Ora che sono terminati i due anni di sostegno alla disoccupazione previsti per i neo-imprenditori, Giulia ha trovato un impiego come dipendente in un’azienda idroelettrica, dove si occupa di controllo qualità. Questo nuovo lavoro le garantisce maggiore stabilità economica e, soprattutto, ha permesso di riequilibrare la dinamica familiare, che durante la fase più intensa della sua esperienza imprenditoriale gravava soprattutto sulle sue spalle.

«Mi stavo ritrovando a essere la casalinga della coppia: i bambini dovevo sempre andarli a prendere io, perché ovviamente “avevo più tempo libero”. Questa situazione, però, con il nuovo lavoro si è riequilibrata enormemente, sia dal punto di vista economico sia da quello dell’impegno familiare.
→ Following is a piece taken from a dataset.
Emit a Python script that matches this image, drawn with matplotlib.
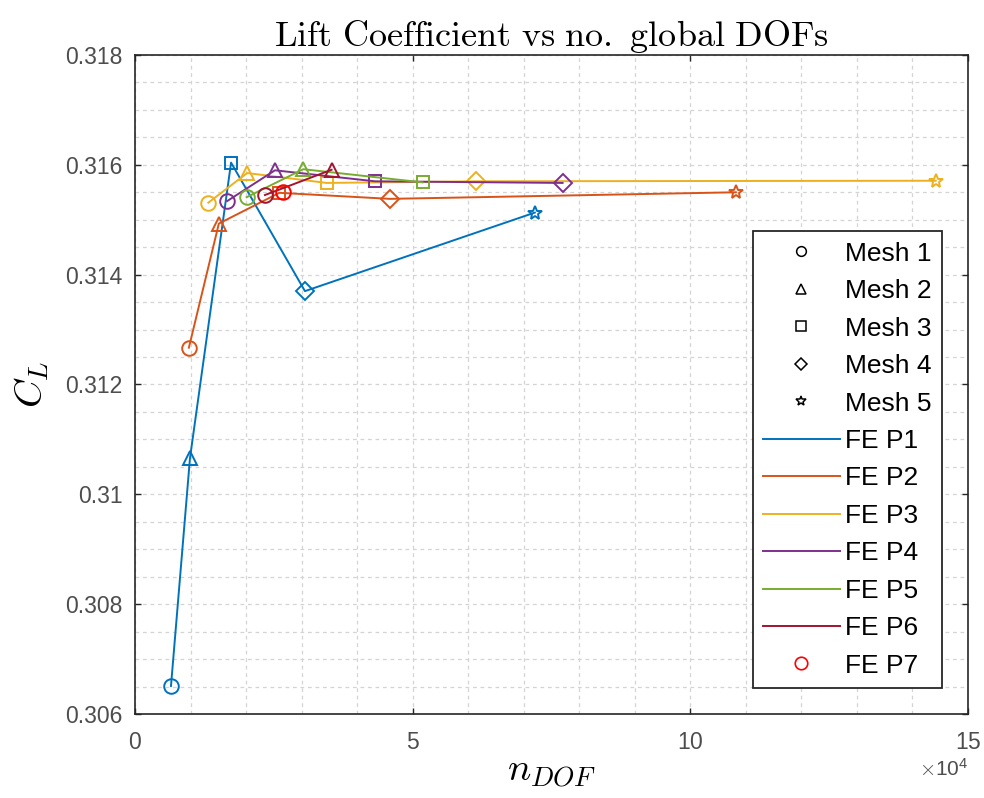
import matplotlib
matplotlib.use('Agg')
import matplotlib.pyplot as plt
from matplotlib.lines import Line2D
from matplotlib.ticker import MultipleLocator, FuncFormatter

plt.rcParams['mathtext.fontset'] = 'cm'
plt.rcParams['font.family'] = ['Liberation Sans', 'DejaVu Sans']

# number of global DOFs and lift coefficient per FE order, meshes 1..5
p1_x = [6480, 9900, 17300, 30600, 72000]
p1_y = [0.30651, 0.31066, 0.31604, 0.31370, 0.31513]
p2_x = [9700, 15100, 26000, 45900, 108200]
p2_y = [0.31267, 0.31493, 0.31549, 0.31538, 0.31550]
p3_x = [13200, 20200, 34500, 61400, 144200]
p3_y = [0.31531, 0.31585, 0.31567, 0.31570, 0.31571]
p4_x = [16600, 25200, 43200, 77000]
p4_y = [0.31534, 0.31590, 0.31570, 0.31567]
p5_x = [20100, 30300, 51800]
p5_y = [0.31541, 0.31592, 0.31568]
p6_x = [23400, 35400]
p6_y = [0.31545, 0.31591]
p7_x = [26700]
p7_y = [0.31550]

series_x = [p1_x, p2_x, p3_x, p4_x, p5_x, p6_x]
series_y = [p1_y, p2_y, p3_y, p4_y, p5_y, p6_y]
colors = ['#0072BD', '#D95319', '#EDB120', '#7E2F8E', '#77AC30', '#A2142F']
mesh_markers = ['o', '^', 's', 'D', '*']
mesh_sizes = [10.5, 10.5, 9, 9, 10.5]
mesh_labels = ['Mesh 1', 'Mesh 2', 'Mesh 3', 'Mesh 4', 'Mesh 5']
fe_labels = ['FE P1', 'FE P2', 'FE P3', 'FE P4', 'FE P5', 'FE P6', 'FE P7']

fig = plt.figure(figsize=(9.84, 7.98), dpi=100)
ax = fig.add_axes([0.1372, 0.1053, 0.8465, 0.8258])

for xs, ys, c in zip(series_x, series_y, colors):
    ax.plot(xs, ys, '-', color=c, lw=1.4)
    for i in range(len(xs)):
        ax.plot(xs[i], ys[i], marker=mesh_markers[i], ms=mesh_sizes[i],
                mfc='none', mec=c, mew=1.4, ls='none')
ax.plot(p7_x, p7_y, 'o', ms=10.5, mfc='none', mec='#FF0000', mew=1.4)

ax.set_xlim(0, 150000)
ax.set_ylim(0.306, 0.318)
ax.xaxis.set_major_locator(MultipleLocator(50000))
ax.xaxis.set_minor_locator(MultipleLocator(10000))
ax.yaxis.set_major_locator(MultipleLocator(0.002))
ax.yaxis.set_minor_locator(MultipleLocator(0.0005))
ax.ticklabel_format(axis='x', style='sci', scilimits=(4, 4), useMathText=True)
ax.yaxis.set_major_formatter(FuncFormatter(lambda v, p: '%g' % round(v, 4)))

ax.grid(True, which='both', ls=(0, (3, 3)), color='#d4d4d4', lw=0.9)
ax.set_axisbelow(True)
ax.tick_params(which='both', direction='in', top=True, right=True,
               colors='#262626', labelcolor='#4d4d4d', labelsize=16.5)
ax.tick_params(which='major', length=4, width=1.0)
ax.tick_params(which='minor', length=0)
ax.tick_params(axis='x', pad=12)
ax.tick_params(axis='y', pad=9)
for s in ax.spines.values():
    s.set_color('#262626')
    s.set_linewidth(1.2)
ax.xaxis.get_offset_text().set_fontsize(15)
ax.xaxis.get_offset_text().set_color('#4d4d4d')

ax.set_title(r'$\mathrm{Lift\ Coefficient\ vs\ no.\ global\ DOFs}$', fontsize=26, pad=6)
ax.set_xlabel(r'$n_{DOF}$', fontsize=28, labelpad=0)
ax.set_ylabel(r'$C_L$', fontsize=28, labelpad=10)

handles = []
for m in mesh_markers:
    handles.append(Line2D([], [], ls='none', marker=m, ms=7 if m != 'D' else 6.5,
                          mfc='none', mec='black', mew=1.1))
for c in colors:
    handles.append(Line2D([], [], color=c, lw=1.4))
handles.append(Line2D([], [], ls='none', marker='o', ms=9, mfc='none',
                      mec='#FF0000', mew=1.2))
leg = ax.legend(handles, mesh_labels + fe_labels, loc='lower right',
                bbox_to_anchor=(0.969, 0.039), borderaxespad=0, fontsize=19,
                handlelength=2.9, handletextpad=0.2, labelspacing=0.51,
                borderpad=0.4, fancybox=False, edgecolor='#262626', framealpha=1)
leg.get_frame().set_linewidth(1.3)

fig.savefig('out.png', dpi=100)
Ed è una cosa ottima anche per i bambini, perché è giusto che passino del tempo con il padre».

E intanto, con i soldi che guadagna, Giulia investe nel suo progetto.

«Per me, questoè un investimento in un’attività futura, che — io spero — avrà un ritorno nel tempo. Ci ho messo un po’ ad accettare il fatto che, anche se non dovesse funzionare… amen, è comunque giusto provarci. Poi, certo, a volte mi sveglio di notte con l’ansia.»